Work to do: Only the lines from the start of the data below through the line that contains "var yTicks = [0, 50, 100]" are to be copied, exactly and without pictures.

Dataset content:
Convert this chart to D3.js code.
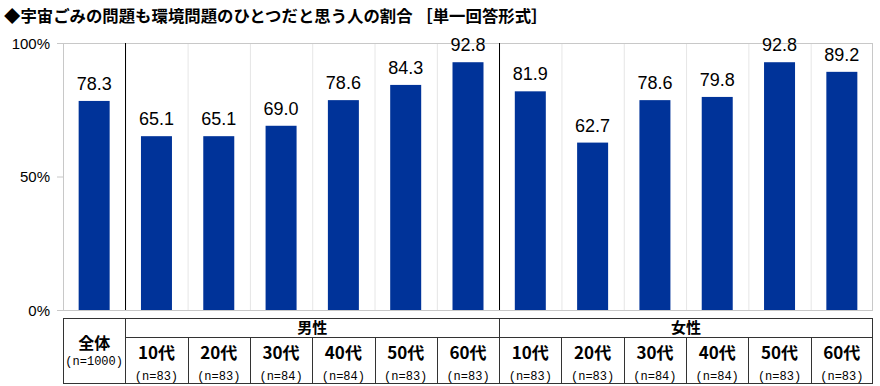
<!DOCTYPE html>
<html>
<head>
<meta charset="utf-8">
<script src="https://cdn.jsdelivr.net/npm/d3@7"></script>
<style>
  body { margin: 0; background: #fff; }
  text { font-family: "Liberation Sans", Arial, sans-serif; }
  .jp { font-family: "Noto Sans CJK JP", sans-serif; }
  .mono { font-family: "Liberation Mono", "DejaVu Sans Mono", monospace; }
</style>
</head>
<body>
<div id="chart"></div>
<script>
var title = '◆宇宙ごみの問題も環境問題のひとつだと思う人の割合 ［単一回答形式］'

var groups = ['全体', '男性', '女性']
var ages = ['10代', '20代', '30代', '40代', '50代', '60代']
var totalValue = [78.3]
var maleValues = [65.1, 65.1, 69.0, 78.6, 84.3, 92.8]
var femaleValues = [81.9, 62.7, 78.6, 79.8, 92.8, 89.2]
var totalN = ['1000']
var maleN = ['83', '83', '84', '84', '83', '83']
var femaleN = ['83', '83', '84', '84', '83', '83']
var yTicks = [0, 50, 100]

var rows = []
rows.push({ key: 'all', group: groups[0], age: groups[0], value: totalValue[0], n: totalN[0] })
ages.forEach((a, i) => rows.push({ key: 'm' + i, group: groups[1], age: a, value: maleValues[i], n: maleN[i] }))
ages.forEach((a, i) => rows.push({ key: 'f' + i, group: groups[2], age: a, value: femaleValues[i], n: femaleN[i] }))

var W = 880, H = 386
var margin = { top: 43, left: 63, right: 7, bottom: 76 }
var plotW = W - margin.left - margin.right
var plotH = H - margin.top - margin.bottom

var svg = d3.select('#chart').append('svg')
  .attr('width', W)
  .attr('height', H)

svg.append('text')
  .attr('class', 'jp')
  .attr('x', 4)
  .attr('y', 22)
  .attr('font-size', 16.4)
  .attr('font-weight', 'bold')
  .attr('fill', '#000')
  .text(title)

var x = d3.scaleBand()
  .domain(rows.map(d => d.key))
  .range([0, plotW])
  .paddingInner(0)

var y = d3.scaleLinear().domain([0, 100]).range([plotH, 0])

var g = svg.append('g').attr('transform', `translate(${margin.left},${margin.top})`)

// light vertical grid
g.selectAll('.vgrid')
  .data(rows.slice(1))
  .enter()
  .append('line')
  .attr('x1', d => x(d.key) + 0.5)
  .attr('x2', d => x(d.key) + 0.5)
  .attr('y1', 0)
  .attr('y2', plotH)
  .attr('stroke', '#e6e6e6')

g.append('rect')
  .attr('x', 0.5).attr('y', 0.5)
  .attr('width', plotW - 1).attr('height', plotH)
  .attr('fill', 'none')
  .attr('stroke', '#c8c8c8')

// group dividers
var dividers = [rows[1].key, rows[7].key]
g.selectAll('.divider')
  .data(dividers)
  .enter()
  .append('line')
  .attr('x1', d => Math.round(x(d)) + 0.5)
  .attr('x2', d => Math.round(x(d)) + 0.5)
  .attr('y1', 0)
  .attr('y2', plotH)
  .attr('stroke', '#000')

var barW = 31
g.selectAll('.bar')
  .data(rows)
  .enter()
  .append('rect')
  .attr('x', d => x(d.key) + x.bandwidth() / 2 - barW / 2)
  .attr('y', d => y(d.value))
  .attr('width', barW)
  .attr('height', d => plotH - y(d.value))
  .attr('fill', '#003399')

g.selectAll('.val')
  .data(rows)
  .enter()
  .append('text')
  .attr('x', d => x(d.key) + x.bandwidth() / 2)
  .attr('y', d => y(d.value) - 11)
  .attr('text-anchor', 'middle')
  .attr('font-size', 18)
  .attr('fill', '#000')
  .text(d => d.value.toFixed(1))

// y axis
var yAxis = d3.axisLeft(y)
  .tickValues(yTicks)
  .tickSize(6)
  .tickFormat(d => d + '%')
g.append('g')
  .call(yAxis)
  .call(a => a.select('.domain').remove())
  .call(a => a.selectAll('line').attr('stroke', '#c8c8c8'))
  .call(a => a.selectAll('text')
    .attr('font-size', 15)
    .attr('fill', '#000')
    .attr('x', -13)
    .attr('dy', '0.36em')
    .style('font-family', '"Liberation Sans", Arial, sans-serif'))

// table
var tTop = 318, tMid = 337.5, tBot = 383
var t = svg.append('g').attr('transform', `translate(${margin.left},0)`)
var lineC = '#333'

t.append('rect')
  .attr('x', 0.5).attr('y', tTop + 0.5)
  .attr('width', plotW - 1).attr('height', tBot - tTop)
  .attr('fill', 'none').attr('stroke', lineC)

t.append('line')
  .attr('x1', x(rows[1].key)).attr('x2', plotW)
  .attr('y1', tMid).attr('y2', tMid)
  .attr('stroke', lineC)

// verticals in table
t.selectAll('.tv')
  .data(rows.slice(1))
  .enter()
  .append('line')
  .attr('x1', d => Math.round(x(d.key)) + 0.5)
  .attr('x2', d => Math.round(x(d.key)) + 0.5)
  .attr('y1', (d, i) => (i === 0 || i === 6) ? tTop : tMid)
  .attr('y2', tBot)
  .attr('stroke', lineC)

// group headers
var male = rows.filter(d => d.group === groups[1])
var female = rows.filter(d => d.group === groups[2])
;[male, female].forEach(arr => {
  var x0 = x(arr[0].key), x1 = x(arr[arr.length - 1].key) + x.bandwidth()
  t.append('text')
    .attr('class', 'jp')
    .attr('x', (x0 + x1) / 2)
    .attr('y', 333)
    .attr('text-anchor', 'middle')
    .attr('font-size', 15)
    .attr('font-weight', 'bold')
    .text(arr[0].group)
})

t.selectAll('.age')
  .data(rows)
  .enter()
  .append('text')
  .attr('class', 'jp')
  .attr('x', d => x(d.key) + x.bandwidth() / 2)
  .attr('y', (d, i) => i === 0 ? 349 : 359)
  .attr('text-anchor', 'middle')
  .attr('font-size', (d, i) => i === 0 ? 16 : 17)
  .attr('font-weight', 'bold')
  .text(d => d.age)

t.selectAll('.n')
  .data(rows)
  .enter()
  .append('text')
  .attr('class', 'mono')
  .attr('x', d => x(d.key) + x.bandwidth() / 2)
  .attr('y', (d, i) => i === 0 ? 365 : 380)
  .attr('text-anchor', 'middle')
  .attr('font-size', 12)
  .text(d => '(n=' + d.n + ')')
</script>
</body>
</html>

Task solution:
Convert this chart to D3.js code.
<!DOCTYPE html>
<html>
<head>
<meta charset="utf-8">
<script src="https://cdn.jsdelivr.net/npm/d3@7"></script>
<style>
  body { margin: 0; background: #fff; }
  text { font-family: "Liberation Sans", Arial, sans-serif; }
  .jp { font-family: "Noto Sans CJK JP", sans-serif; }
  .mono { font-family: "Liberation Mono", "DejaVu Sans Mono", monospace; }
</style>
</head>
<body>
<div id="chart"></div>
<script>
var title = '◆宇宙ごみの問題も環境問題のひとつだと思う人の割合 ［単一回答形式］'

var groups = ['全体', '男性', '女性']
var ages = ['10代', '20代', '30代', '40代', '50代', '60代']
var totalValue = [78.3]
var maleValues = [65.1, 65.1, 69.0, 78.6, 84.3, 92.8]
var femaleValues = [81.9, 62.7, 78.6, 79.8, 92.8, 89.2]
var totalN = ['1000']
var maleN = ['83', '83', '84', '84', '83', '83']
var femaleN = ['83', '83', '84', '84', '83', '83']
var yTicks = [0, 50, 100]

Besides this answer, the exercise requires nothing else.